"Don't miss the boat!"
- "Don't miss the boat!" box cover
- Publishers: Parker Brothers, Waddingtons
- Years active: Since 1965
- Genres: Board game
- Players: 2-4
- Setup time: 1 minute
- Playing time: 15 minutes
- Chance: None
- Skills: Strategy, tactics, counting

= Don't miss the boat! =

Board game

"Don't miss the boat!" is a board game for two to four players, with no dice or cards or element of elimination. The rules are simple enough to be mastered by a five-year-old, yet there is no element of chance, and experienced players can use sophisticated tactics and strategies to win. The game was first published by Parker Brothers in 1965, then by Waddingtons in 1966. The title is currently owned by Hasbro and is no longer manufactured.

==Play==
The board consists of a raised, cross shaped platform divided into squares on which the pieces move surrounded by a circular "canal". Each player has 8 pieces (or "men") and a boat of the same color which is located at one of "docks" at the ends of the cross. The initial position of all the pieces and boats is always the same. The winner is the first player to successfully move five of their eight pieces into their own boat. Players take turns to move one piece to an adjacent square in any direction (including diagonals). Pieces can move further by jumping over one or more of their own or opponents' pieces, making a series of jumps where possible. When a player jumps into their boat, all the boats are moved clockwise around the board, one quarter turn. As a result, players will often find their own boat moves away from the dock they have moved one of their pieces to, giving the game its name.

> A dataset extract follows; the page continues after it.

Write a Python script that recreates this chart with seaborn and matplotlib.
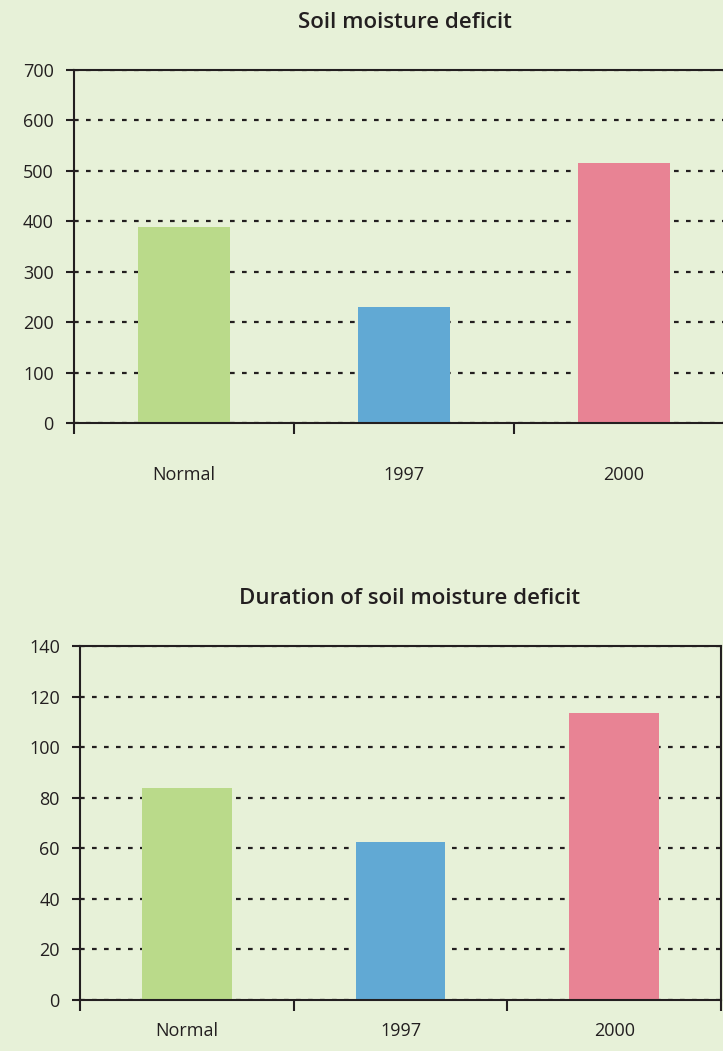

==Comparison with other games==
Although the objective of the game (moving a number of pieces from start to finish) is superficially similar to ludo, there are no dice and there is no element of luck. The movement of the pieces is determined purely by the rules, as in chess or draughts. The pieces are moved similarly to a king in chess, but the ability to extend moves by jumping over other pieces has similarities to draughts, although pieces are not eliminated during this process: it is more similar in this respect to halma or Chinese checkers.

==Tactics and strategy==
Players can attempt to predict the movement of other players' pieces, and the effect this will have on the position of the boats. Tactics include frustrating the predictions of other players by choosing not to jump into a boat when expected. This can even be done cooperatively with other players in an attempt to prevent another player from winning.